The World Economic Foundation’s Global Risks Report 2022 found that although shorter-term global concerns include societal divides, livelihood crises and mental health deterioration exacerbated by the pandemic, over a 10-year horizon environmental risks are perceived to be the five most critical long-term threats to the world as well as the most potentially damaging to people and planet.
Climate action failure, extreme weather, and biodiversity loss rank as the top three most severe risks with natural resource crises and human environmental damage also considered significant long-term risks.
Although covid-19 lockdowns saw a global dip in greenhouse gas (GHG) emissions, upward trajectories soon resumed. The report warns countries that continue their reliance on carbon-intensive sectors risk losing competitive advantage through a higher cost of carbon, reduced resilience, failure to keep up with technological innovation and limited leverage in trade agreements.
Business leaders are encouraged to think outside the quarterly reporting cycle and create policies that manage risks and shape the agenda for the coming years.
The report cautions, however, that short-term domestic pressures will make it harder for governments to focus on long-term priorities and will limit the political capital allocated to global concerns.
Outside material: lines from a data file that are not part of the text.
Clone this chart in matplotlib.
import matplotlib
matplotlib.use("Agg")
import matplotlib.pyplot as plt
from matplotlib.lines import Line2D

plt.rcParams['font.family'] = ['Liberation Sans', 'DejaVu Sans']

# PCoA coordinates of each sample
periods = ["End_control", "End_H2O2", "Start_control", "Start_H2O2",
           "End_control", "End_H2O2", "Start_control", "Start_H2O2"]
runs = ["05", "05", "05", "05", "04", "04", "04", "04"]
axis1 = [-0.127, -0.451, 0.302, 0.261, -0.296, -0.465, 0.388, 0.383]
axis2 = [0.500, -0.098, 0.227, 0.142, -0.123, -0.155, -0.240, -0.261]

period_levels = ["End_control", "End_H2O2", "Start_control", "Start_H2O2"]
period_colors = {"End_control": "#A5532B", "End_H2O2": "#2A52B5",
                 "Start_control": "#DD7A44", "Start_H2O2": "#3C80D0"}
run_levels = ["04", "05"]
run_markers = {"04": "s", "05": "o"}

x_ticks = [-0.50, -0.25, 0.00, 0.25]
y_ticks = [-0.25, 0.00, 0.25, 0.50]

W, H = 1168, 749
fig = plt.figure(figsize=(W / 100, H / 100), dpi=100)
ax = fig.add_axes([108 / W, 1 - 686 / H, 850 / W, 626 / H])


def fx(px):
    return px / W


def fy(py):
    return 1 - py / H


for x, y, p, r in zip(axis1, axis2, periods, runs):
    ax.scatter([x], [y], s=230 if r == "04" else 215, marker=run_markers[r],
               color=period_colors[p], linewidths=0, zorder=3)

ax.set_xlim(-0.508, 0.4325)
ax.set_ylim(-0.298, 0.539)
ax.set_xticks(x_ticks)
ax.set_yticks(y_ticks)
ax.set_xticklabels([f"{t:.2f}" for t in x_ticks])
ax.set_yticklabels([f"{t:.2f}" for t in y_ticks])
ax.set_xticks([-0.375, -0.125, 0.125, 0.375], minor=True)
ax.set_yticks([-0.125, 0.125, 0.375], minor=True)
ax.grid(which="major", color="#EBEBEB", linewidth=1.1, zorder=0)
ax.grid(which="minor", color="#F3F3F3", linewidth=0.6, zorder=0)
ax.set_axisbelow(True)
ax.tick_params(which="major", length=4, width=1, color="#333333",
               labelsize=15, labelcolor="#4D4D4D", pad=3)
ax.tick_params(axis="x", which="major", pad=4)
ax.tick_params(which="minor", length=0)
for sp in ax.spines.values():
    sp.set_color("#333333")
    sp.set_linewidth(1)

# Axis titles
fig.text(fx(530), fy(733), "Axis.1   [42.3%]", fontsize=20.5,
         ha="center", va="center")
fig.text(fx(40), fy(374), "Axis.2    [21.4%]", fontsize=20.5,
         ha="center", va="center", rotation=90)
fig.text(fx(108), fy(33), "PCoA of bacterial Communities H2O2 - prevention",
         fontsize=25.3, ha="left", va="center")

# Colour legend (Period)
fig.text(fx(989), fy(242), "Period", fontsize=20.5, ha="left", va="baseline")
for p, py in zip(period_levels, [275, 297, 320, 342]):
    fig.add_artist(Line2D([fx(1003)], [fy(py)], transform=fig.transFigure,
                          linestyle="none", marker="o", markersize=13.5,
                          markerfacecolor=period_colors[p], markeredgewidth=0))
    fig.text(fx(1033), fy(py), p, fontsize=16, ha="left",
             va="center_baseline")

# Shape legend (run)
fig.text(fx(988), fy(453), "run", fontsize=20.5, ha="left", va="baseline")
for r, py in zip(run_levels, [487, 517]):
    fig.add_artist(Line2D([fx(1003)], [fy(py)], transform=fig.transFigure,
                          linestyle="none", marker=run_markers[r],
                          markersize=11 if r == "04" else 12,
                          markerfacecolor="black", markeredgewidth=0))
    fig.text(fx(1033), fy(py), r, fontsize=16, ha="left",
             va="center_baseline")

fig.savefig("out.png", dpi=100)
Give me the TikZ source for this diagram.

“The climate crisis remains the biggest long-term threat facing humanity,” said Peter Giger, group chief risk officer at Zurich Insurance Group. “Failure to act on climate change could shrink global GDP by one-sixth and the commitments taken at COP26 are still not enough to achieve the 1.5C goal. It is not too late for governments and businesses to act on the risks they face and to drive an innovative, determined and inclusive transition that protects economies and people.”
Responding to the report, WWF-UK chief executive Tanya Steele said the cost of inaction far outweighed the cost of action and urged the UK government to lead by example. “Building a greener future now will save money in the long term and provides opportunities for better jobs, improved health and a thriving natural world.”